• _STATED GOAL_
In this exercise, return the whole listing exactly, excluding any images.

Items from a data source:

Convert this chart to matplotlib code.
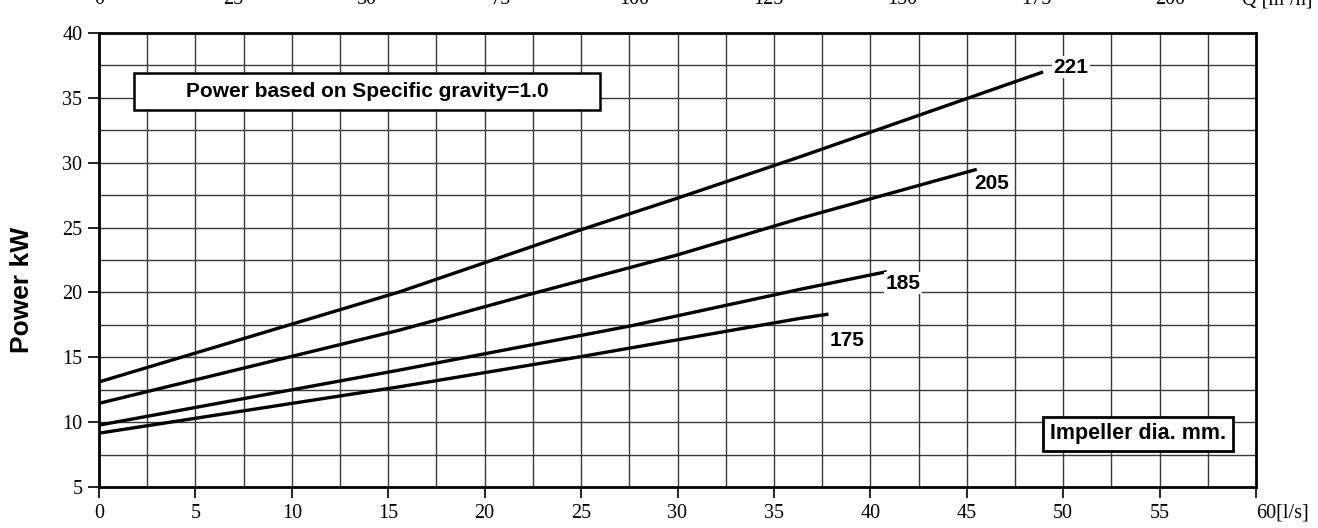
import matplotlib
matplotlib.use("Agg")
import matplotlib.pyplot as plt
from matplotlib.patches import Rectangle
from matplotlib.transforms import blended_transform_factory

# ---- data ----
q_221 = [0, 15.6, 24.95, 29.96, 36.36, 48.96]
p_221 = [13.1, 20.05, 24.81, 27.25, 30.46, 37.0]
q_205 = [0, 15.6, 22.53, 29.96, 36.36, 45.52]
p_205 = [11.45, 17.10, 19.93, 22.88, 25.71, 29.49]
q_185 = [0, 15.6, 27.54, 36.36, 40.85]
p_185 = [9.77, 14.02, 17.41, 20.24, 21.60]
q_175 = [0, 15.6, 24.95, 36.36, 37.83]
p_175 = [9.15, 12.73, 15.04, 18.0, 18.33]

curve_names = ["221", "205", "185", "175"]
label_pos = {"221": (50.4, 37.35), "205": (46.3, 28.4), "185": (41.7, 20.7), "175": (38.8, 16.3)}

x_ticks = [0, 5, 10, 15, 20, 25, 30, 35, 40, 45, 50, 55, 60]
x_tick_labels = ["0", "5", "10", "15", "20", "25", "30", "35", "40", "45", "50", "55", "60[l/s]"]
y_ticks = [5, 10, 15, 20, 25, 30, 35, 40]
top_ticks_m3h = [0, 25, 50, 75, 100, 125, 150, 175, 200]

serif = "Liberation Serif"
sans = "Liberation Sans"

W, H = 1318, 528
fig = plt.figure(figsize=(W / 100, H / 100), dpi=100)
ax = fig.add_axes([99 / W, 1 - 487 / H, (1256 - 99) / W, (487 - 33) / H])

ax.set_xlim(0, 60)
ax.set_ylim(5, 40)

# grid every 2.5
for gx in [i * 2.5 for i in range(1, 24)]:
    ax.axvline(gx, color="#3a3a3a", lw=1.0, zorder=1)
for gy in [5 + i * 2.5 for i in range(1, 14)]:
    ax.axhline(gy, color="#3a3a3a", lw=1.0, zorder=1)

for q, p in [(q_221, p_221), (q_205, p_205), (q_185, p_185), (q_175, p_175)]:
    ax.plot(q, p, color="black", lw=2.4, solid_capstyle="butt", zorder=3)

for name in curve_names:
    x, y = label_pos[name]
    ax.text(x, y, name, fontsize=15, fontweight="bold", family=sans,
            ha="center", va="center", zorder=4,
            bbox=dict(facecolor="white", edgecolor="none", pad=1.0))

ax.set_xticks(x_ticks)
ax.set_xticklabels(x_tick_labels, family=serif, fontsize=14.5)
ax.set_yticks(y_ticks)
ax.set_yticklabels([str(v) for v in y_ticks], family=serif, fontsize=14.5)
ax.tick_params(direction="out", length=8, width=1.2, pad=4)
for lbl in ax.get_xticklabels():
    if lbl.get_text().startswith("60"):
        lbl.set_horizontalalignment("left")
        lbl.set_x(59.7)

for s in ax.spines.values():
    s.set_linewidth(2.0)

fig.text(22 / W, 1 - 290 / H, "Power kW", family=sans, fontsize=19, fontweight="bold",
         rotation=90, ha="center", va="center")

# title box
ax.add_patch(Rectangle((0.0302, 0.830), 0.433 - 0.0302, 0.912 - 0.830, transform=ax.transAxes,
                       facecolor="white", edgecolor="black", linewidth=1.8, zorder=5))
ax.text(0.2316, 0.871, "Power based on Specific gravity=1.0", transform=ax.transAxes,
        family=sans, fontsize=15, fontweight="bold", ha="center", va="center", zorder=6)

# legend title box
ax.add_patch(Rectangle((0.816, 0.0793), 0.980 - 0.816, 0.154 - 0.0793, transform=ax.transAxes,
                       facecolor="white", edgecolor="black", linewidth=2.0, zorder=5))
ax.text(0.898, 0.117, "Impeller dia. mm.", transform=ax.transAxes,
        family=sans, fontsize=15.5, fontweight="bold", ha="center", va="center", zorder=6)

# cut-off top axis labels (m3/h)
tr = blended_transform_factory(ax.transData, fig.transFigure)
for v in top_ticks_m3h:
    ax.text(v / 3.6, 1 - 4 / H, str(v), transform=tr, family=serif, fontsize=14.5,
            ha="center", va="baseline", clip_on=False)
ax.text(1242 / W, 1 - 4 / H, "Q [m³/h]", transform=fig.transFigure, family=serif,
        fontsize=14.5, ha="left", va="baseline")

fig.savefig("out.png", dpi=100)
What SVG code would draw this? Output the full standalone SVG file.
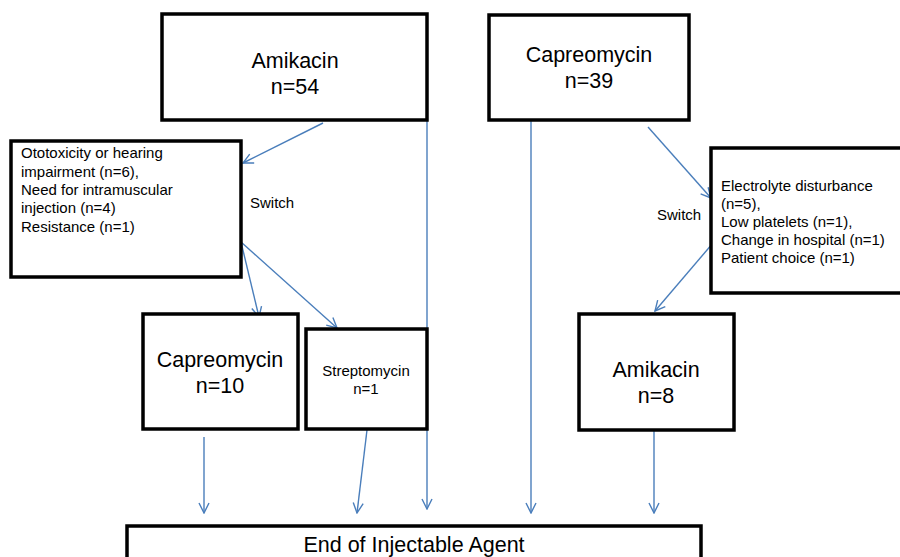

• _CORRECT OUTPUT_
Convert this chart to matplotlib code.
import matplotlib
matplotlib.use("Agg")
import matplotlib.pyplot as plt
from matplotlib.patches import Rectangle
from matplotlib.transforms import blended_transform_factory

# ---- data ----
q_221 = [0, 15.6, 24.95, 29.96, 36.36, 48.96]
p_221 = [13.1, 20.05, 24.81, 27.25, 30.46, 37.0]
q_205 = [0, 15.6, 22.53, 29.96, 36.36, 45.52]
p_205 = [11.45, 17.10, 19.93, 22.88, 25.71, 29.49]
q_185 = [0, 15.6, 27.54, 36.36, 40.85]
p_185 = [9.77, 14.02, 17.41, 20.24, 21.60]
q_175 = [0, 15.6, 24.95, 36.36, 37.83]
p_175 = [9.15, 12.73, 15.04, 18.0, 18.33]

curve_names = ["221", "205", "185", "175"]
label_pos = {"221": (50.4, 37.35), "205": (46.3, 28.4), "185": (41.7, 20.7), "175": (38.8, 16.3)}

x_ticks = [0, 5, 10, 15, 20, 25, 30, 35, 40, 45, 50, 55, 60]
x_tick_labels = ["0", "5", "10", "15", "20", "25", "30", "35", "40", "45", "50", "55", "60[l/s]"]
y_ticks = [5, 10, 15, 20, 25, 30, 35, 40]
top_ticks_m3h = [0, 25, 50, 75, 100, 125, 150, 175, 200]

serif = "Liberation Serif"
sans = "Liberation Sans"

W, H = 1318, 528
fig = plt.figure(figsize=(W / 100, H / 100), dpi=100)
ax = fig.add_axes([99 / W, 1 - 487 / H, (1256 - 99) / W, (487 - 33) / H])

ax.set_xlim(0, 60)
ax.set_ylim(5, 40)

# grid every 2.5
for gx in [i * 2.5 for i in range(1, 24)]:
    ax.axvline(gx, color="#3a3a3a", lw=1.0, zorder=1)
for gy in [5 + i * 2.5 for i in range(1, 14)]:
    ax.axhline(gy, color="#3a3a3a", lw=1.0, zorder=1)

for q, p in [(q_221, p_221), (q_205, p_205), (q_185, p_185), (q_175, p_175)]:
    ax.plot(q, p, color="black", lw=2.4, solid_capstyle="butt", zorder=3)

for name in curve_names:
    x, y = label_pos[name]
    ax.text(x, y, name, fontsize=15, fontweight="bold", family=sans,
            ha="center", va="center", zorder=4,
            bbox=dict(facecolor="white", edgecolor="none", pad=1.0))

ax.set_xticks(x_ticks)
ax.set_xticklabels(x_tick_labels, family=serif, fontsize=14.5)
ax.set_yticks(y_ticks)
ax.set_yticklabels([str(v) for v in y_ticks], family=serif, fontsize=14.5)
ax.tick_params(direction="out", length=8, width=1.2, pad=4)
for lbl in ax.get_xticklabels():
    if lbl.get_text().startswith("60"):
        lbl.set_horizontalalignment("left")
        lbl.set_x(59.7)

for s in ax.spines.values():
    s.set_linewidth(2.0)

fig.text(22 / W, 1 - 290 / H, "Power kW", family=sans, fontsize=19, fontweight="bold",
         rotation=90, ha="center", va="center")

# title box
ax.add_patch(Rectangle((0.0302, 0.830), 0.433 - 0.0302, 0.912 - 0.830, transform=ax.transAxes,
                       facecolor="white", edgecolor="black", linewidth=1.8, zorder=5))
ax.text(0.2316, 0.871, "Power based on Specific gravity=1.0", transform=ax.transAxes,
        family=sans, fontsize=15, fontweight="bold", ha="center", va="center", zorder=6)

# legend title box
ax.add_patch(Rectangle((0.816, 0.0793), 0.980 - 0.816, 0.154 - 0.0793, transform=ax.transAxes,
                       facecolor="white", edgecolor="black", linewidth=2.0, zorder=5))
ax.text(0.898, 0.117, "Impeller dia. mm.", transform=ax.transAxes,
        family=sans, fontsize=15.5, fontweight="bold", ha="center", va="center", zorder=6)

# cut-off top axis labels (m3/h)
tr = blended_transform_factory(ax.transData, fig.transFigure)
for v in top_ticks_m3h:
    ax.text(v / 3.6, 1 - 4 / H, str(v), transform=tr, family=serif, fontsize=14.5,
            ha="center", va="baseline", clip_on=False)
ax.text(1242 / W, 1 - 4 / H, "Q [m³/h]", transform=fig.transFigure, family=serif,
        fontsize=14.5, ha="left", va="baseline")

fig.savefig("out.png", dpi=100)
What SVG code would draw this? Output the full standalone SVG file.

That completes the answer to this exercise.